On Sep 8, 2011, at 3:40 PM, Florian Haas wrote:

>>> On 09/08/11 20:59, Brad Johnson wrote:
>>>> We have a 2 node cluster with a single resource. The resource must run
>>>> on only a single node at one time. Using the pacemaker:ocf:ping RA we
>>>> are pinging a WAN gateway and a LAN host on each node so the resource
>>>> runs on the node with the greatest connectivity. The problem is when a
>>>> ping host goes down (so both nodes lose connectivity to it), the
>>>> resource moves to the other node due to timing differences in how fast
>>>> they update the score attribute. The dampening value has no effect,
>>>> since it delays both nodes by the same amount. These unnecessary
>>>> fail-overs aren't acceptable since they are disruptive to the network
>>>> for no reason.
>>>> Is there a way to dampen the ping update by different amounts on the
>>>> active and passive nodes? Or some other way to configure the cluster to
>>>> try to keep the resource where it is during these tie score scenarios?

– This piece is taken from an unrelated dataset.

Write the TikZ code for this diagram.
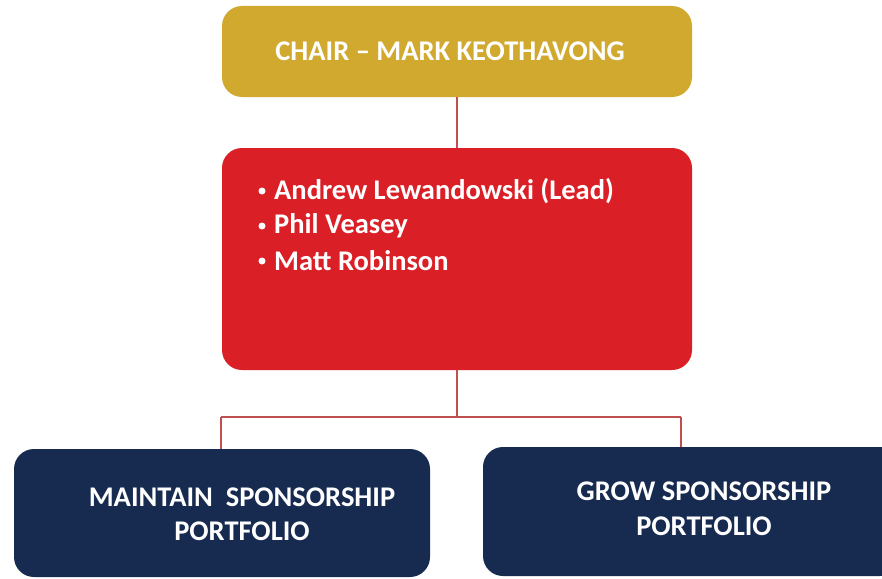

> location pingd-constraint group_1 \
>  rule $id="pingd-constraint-rule" pingd: defined pingd
> May I suggest that you simply change this constraint to
> location pingd-constraint group_1 \
>  rule $id="pingd-constraint-rule" \
>    -inf: not_defined pingd or pingd lte 0
> That way, only a host that definitely has _no_ connectivity carries a
> -INF score for that resource group. And I believe that is what you
> really want, rather than take the actual ping score as a placement
> weight (your "best connectivity" approach).
> Just my 2 cents, though.

Even though this approach was recommended many times, there is a problem with it.
What if all nodes for some reason are not able to ping ? 
This rule would cause a resource to be brought down completely, whereas if you use "best connectivity" approach it will stay up where it was before network failed.